Adelman’s small-ball bench lineup had to act as a catalyst for the second time in as many weeks. Jones played center nine days earlier to lead a fourth-quarter comeback charge in San Antonio.

Jokic was coming off a 10-turnover game in Memphis that matched his career high and was indicative of his recent trend of sloppiness. Before he injured his knee and missed a month, he had eight games in the first 32 of the season with five or more turnovers committed. Since returning from that injury, he has 11 such games out of 22.
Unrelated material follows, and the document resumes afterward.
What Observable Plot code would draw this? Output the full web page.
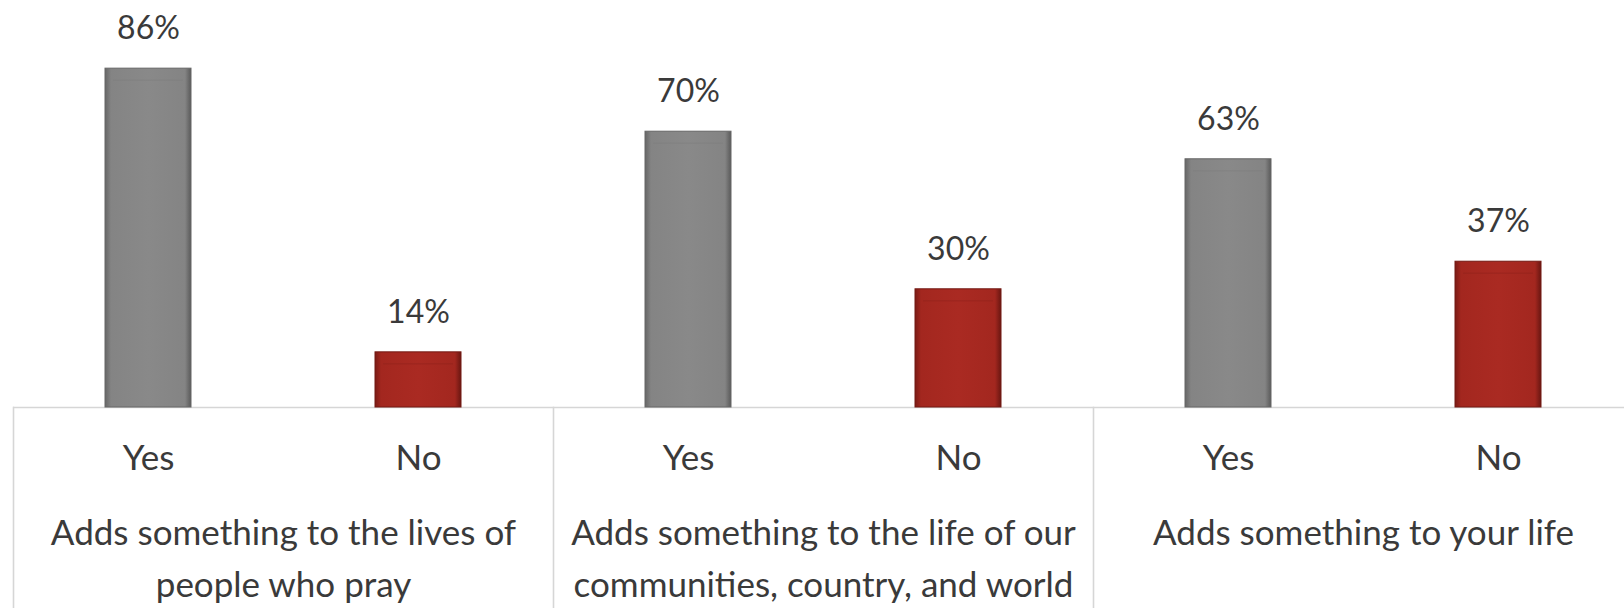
<!DOCTYPE html>
<html>
<head>
<meta charset="utf-8">
<script src="https://cdn.jsdelivr.net/npm/d3@7"></script>
<script src="https://cdn.jsdelivr.net/npm/@observablehq/plot@0.6"></script>
<style>
  html, body { margin: 0; padding: 0; background: #ffffff; }
  #chart { width: 1624px; height: 608px; overflow: hidden; }
  svg { display: block; }
</style>
</head>
<body>
<div id="chart"></div>
<script>
// ---- data ----
const groups = [
  "Adds something to the lives of people who pray",
  "Adds something to the life of our communities, country, and world",
  "Adds something to your life"
];
const groupLabels = [
  "Adds something to the lives of\npeople who pray",
  "Adds something to the life of our\ncommunities, country, and world",
  "Adds something to your life"
];
const answers = ["Yes", "No"];
const yesValues = [86, 70, 63];
const noValues = [14, 30, 37];

// ---- tables built from the arrays ----
const rows = [];
groups.forEach((g, i) => {
  rows.push({group: g, answer: answers[0], value: yesValues[i]});
  rows.push({group: g, answer: answers[1], value: noValues[i]});
});
const yesRows = rows.filter(d => d.answer === "Yes");
const noRows = rows.filter(d => d.answer === "No");
const groupRows = groups.map((g, i) => ({group: g, label: groupLabels[i]}));

const FONT = "Lato, 'Open Sans', sans-serif";
const TXT = "#3a3a3a";
const LINE = "#d6d6d6";

const plot = Plot.plot({
  width: 1624,
  height: 608,
  marginLeft: 13,
  marginRight: -9,
  marginTop: 407,
  marginBottom: 0,
  style: {fontFamily: FONT, fontSize: "32px", color: TXT, background: "#ffffff"},
  fx: {domain: groups, padding: 0, axis: null},
  x: {domain: answers, paddingInner: 0.68, paddingOuter: 0.34, axis: null},
  y: {domain: [0, 100], range: [407, 13], axis: null},
  marks: [
    Plot.frame({anchor: "left", stroke: LINE, strokeWidth: 1.6}),
    Plot.ruleY([0], {stroke: LINE, strokeWidth: 1.6}),
    Plot.barY(yesRows, {x: "answer", fx: "group", y: "value", fill: "url(#gYes)", stroke: "#666666", strokeWidth: 1}),
    Plot.barY(noRows, {x: "answer", fx: "group", y: "value", fill: "url(#gNo)", stroke: "#731913", strokeWidth: 1}),
    Plot.tickY(yesRows, {x: "answer", fx: "group", y: "value", stroke: "url(#tYes)", strokeWidth: 10, dy: 6, inset: 3}),
    Plot.tickY(noRows, {x: "answer", fx: "group", y: "value", stroke: "url(#tNo)", strokeWidth: 10, dy: 6, inset: 3}),
    Plot.tickY(yesRows, {x: "answer", fx: "group", y: "value", stroke: "#7a7a7a", strokeOpacity: 0.35, strokeWidth: 1.5, dy: 11.5, inset: 8}),
    Plot.tickY(noRows, {x: "answer", fx: "group", y: "value", stroke: "#8c2019", strokeOpacity: 0.35, strokeWidth: 1.5, dy: 11.5, inset: 8}),
    Plot.text(rows, {x: "answer", fx: "group", y: "value", text: d => d.value + "%", dy: -40, lineAnchor: "middle", fill: TXT, fontSize: 32}),
    Plot.text(rows, {x: "answer", fx: "group", text: "answer", frameAnchor: "top", dy: 51, lineAnchor: "middle", fill: TXT, fontSize: 35}),
    Plot.text(groupRows, {fx: "group", text: "label", frameAnchor: "top", dy: 101, lineAnchor: "top", lineHeight: 1.48, fill: TXT, fontSize: 35})
  ]
});

// gradient definitions for the bevelled bars
const defs = d3.select(plot).insert("defs", ":first-child");
function hGrad(id, stops) {
  const g = defs.append("linearGradient").attr("id", id)
    .attr("x1", "0").attr("x2", "1").attr("y1", "0").attr("y2", "0");
  stops.forEach(([o, c, a]) => g.append("stop").attr("offset", o).attr("stop-color", c).attr("stop-opacity", a == null ? 1 : a));
}
hGrad("gYes", [[0, "#666666"], [0.07, "#848484"], [0.5, "#898989"], [0.93, "#848484"], [1, "#5a5a5a"]]);
hGrad("gNo", [[0, "#7a1b15"], [0.07, "#a3271f"], [0.5, "#aa2a22"], [0.93, "#a3271f"], [1, "#6a1611"]]);
hGrad("tYes", [[0, "#9e9e9e", 0], [0.1, "#acacac", 1], [0.9, "#acacac", 1], [1, "#9e9e9e", 0]]);
hGrad("tNo", [[0, "#c2463c", 0], [0.1, "#c84b40", 0.95], [0.9, "#c84b40", 0.95], [1, "#c2463c", 0]]);

document.getElementById("chart").appendChild(plot);
</script>
</body>
</html>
His turnover rate post-injury is up 3% from how he started the season, when he was playing some of the cleanest basketball of his career from the elbows. The mistakes have also increased routinely when Aaron Gordon is out — as he was Wednesday — removing Denver’s best short-corner threat from the floor-spacing map.

“I would say the main theme of those (high-turnover) games is when the other guys have to take more responsibility to bring the ball up,” Adelman said. “Teams that put a small forward … on a center, that doesn’t allow Nikola to bring the ball up the floor. I think there were a lot of times we put him in compromised situations (in Memphis). … The Aaron effect is real in isolations and post-ups just because if you bring a body, he basically absorbs your rotation. … Those are the two themes I’ve noticed.

“They’re his mistakes, no question. He has to cut those down. He’s gonna turn it over because of his usage rate. But the other guys, too, have to take it on themselves and get the ball up the floor, get us organized as well. And it’s not always gonna be perfect. There’s not always gonna be Jamal Murray on the floor. Sometimes they take him away too. So it’s a team issue. And obviously, he’s the one who gets the statistics.”

Barnes took on Jokic and fronted him aggressively, agitating him early in the game, but the three-time MVP managed to fight through it and limit his turnovers to two this time. The Nuggets committed just 10 as a team.